In 1888, when the Krakatoa Committee of the Royal Society published its report, The Eruption of Krakatoa and Subsequent Phenomena, it reproduced much of Hopkins’ letter. I’ve often observed in Houston a phenomenon similar to the poet’s yellow-wax glow. Just before rain falls, or during a pause in a storm, when the sky typically is overcast but not black, the air will glow with a pale yellow light. The effect is eerie and dreamlike. Objects appear more vivid, as though in contrast to the yellow light. The effect is fleeting but memorable. In the letter already cited, Hopkins further describes such lighting:
“The two things together, that is intensity of light and want of luster, give to objects on the earth the peculiar illumination which may be seen in studios and other well-like rooms, and which itself affects the practice of painters and may be seen in their works, notably Rembrandt’s, disguising or freely showing the outlines or distinctions of things, but fetching out white surfaces and colored stuffs with a rich inward and seemingly self-luminous glow.”
In passages like this – and readers can find their own in Ruskin, Thoreau and Nabokov – the arbitrary distinctions between science and art disappear. Hopkins’ final letter to Nature, written Oct. 30, 1884, is more scientific and less artistic than the others. It is also more polemical.
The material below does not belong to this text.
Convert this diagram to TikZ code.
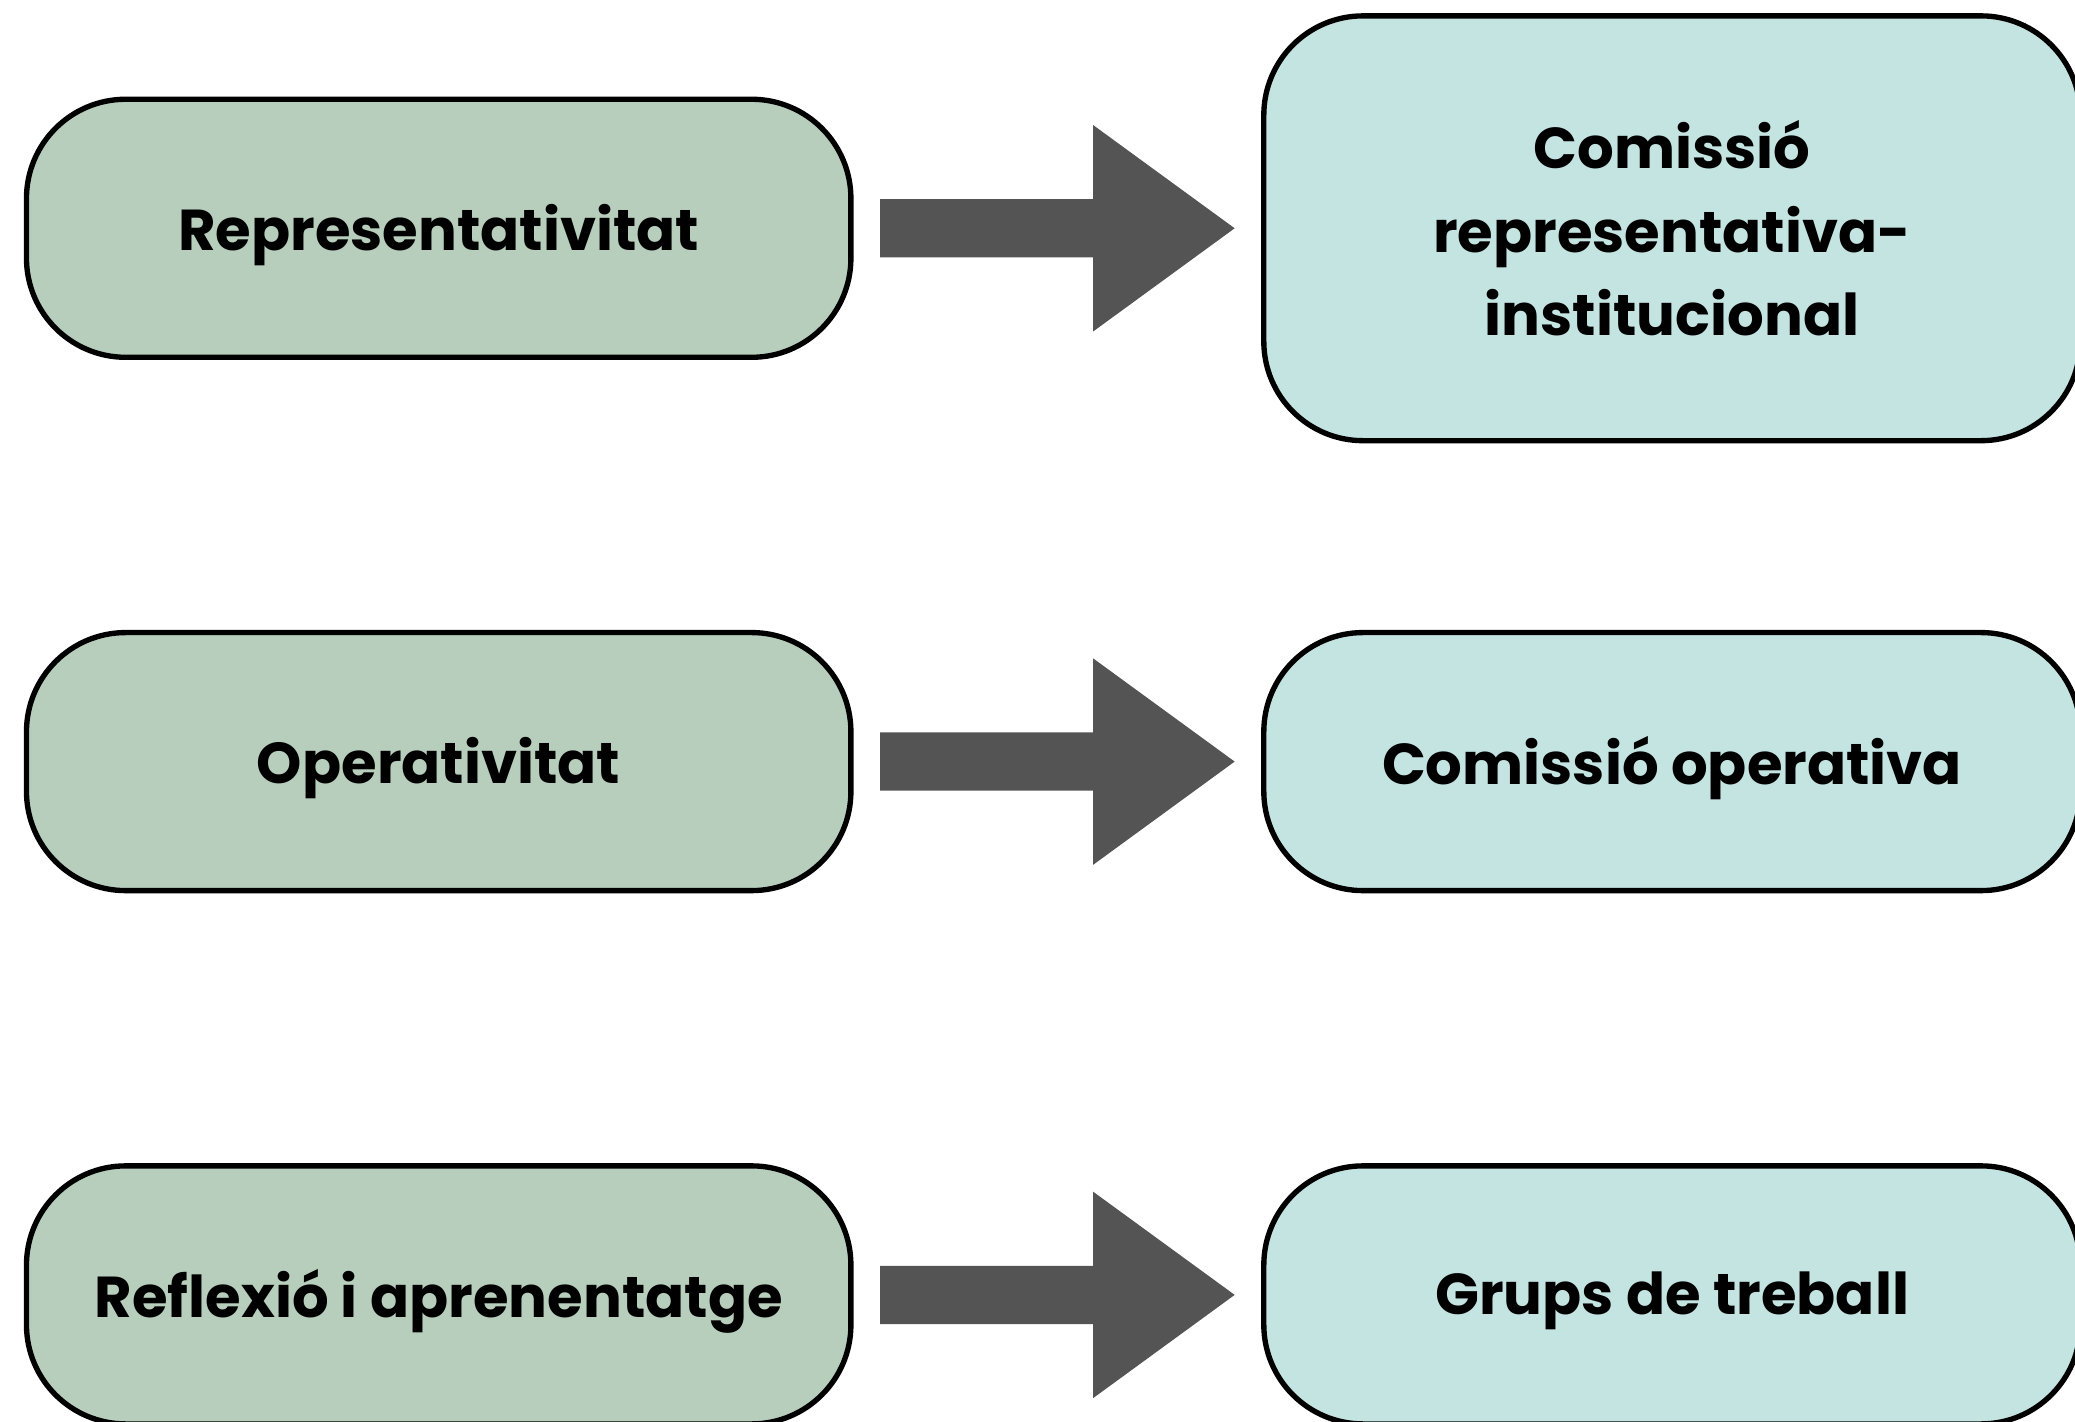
\documentclass[tikz,border=0pt]{standalone}
\usepackage{fontspec}
\setmainfont{Poppins}[BoldFont={* Bold}]
\usetikzlibrary{calc}
\definecolor{greenbox}{HTML}{B6CEBB}
\definecolor{bluebox}{HTML}{C4E4E2}
\definecolor{arrowc}{HTML}{545454}
\tikzset{
  box/.style={draw=black, line width=1.15pt, rounded corners=0.75cm, inner sep=0pt,
    font=\bfseries\fontsize{12.4pt}{17.9pt}\selectfont, align=center, text=black},
  leftbox/.style={box, fill=greenbox, minimum width=6.23cm, minimum height=1.95cm},
  rightbox/.style={box, fill=bluebox, minimum width=6.17cm, minimum height=1.95cm},
  bigarrow/.style={fill=arrowc}
}
\newcommand{\bigarr}[2]{%
  \fill[bigarrow] ($(#1.east)+(0.20,0.22)$) -- ++(1.61,0) -- ++(0,0.56)
    -- ($(#2.west |- #1.east)+(-0.20,0)$) -- ($(#1.east)+(1.81,-0.78)$)
    -- ++(0,0.56) -- ($(#1.east)+(0.20,-0.22)$) -- cycle;}
\begin{document}
\begin{tikzpicture}
\useasboundingbox (0,0) rectangle (15.68,-10.74);
\clip (0,0) rectangle (15.68,-10.74);
\node[leftbox, text depth=0.02cm] (l1) at (3.315,-1.725) {Representativitat};
\node[rightbox, minimum height=3.21cm] (r1) at (12.635,-1.725) {Comissió\\representativa-\\institucional};
\node[leftbox, text depth=0.02cm] (l2) at (3.315,-5.755) {Operativitat};
\node[rightbox, text depth=0.02cm] (r2) at (12.635,-5.755) {Comissió operativa};
\node[leftbox, text depth=0.02cm] (l3) at (3.315,-9.785) {Reflexió i aprenentatge};
\node[rightbox, text depth=0.02cm] (r3) at (12.635,-9.785) {Grups de treball};
\bigarr{l1}{r1}
\bigarr{l2}{r2}
\bigarr{l3}{r3}
\end{tikzpicture}
\end{document}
Dismissing the theories of Smyth and a painter allied with him, Robert C. Leslie, Hopkins writes:
“To set down variations in light and heat to changes in the sun when they may be explained by changes in our atmosphere, is like preferring the Ptolemaic to the Copernican system.”
Clouds, skyscapes and sunsets often show up in Hopkins’ poetry, but my favorite is the opening of “That Nature is a Heraclitean Fire and of the Comfort of the Resurrection,” from 1888:
“Cloud-puffball, torn tufts, tossed pillows flaunt forth, then chevy on an air-
Built thoroughfare: heaven-roysterers, in gay-gangs they throng; they glitter in marches.”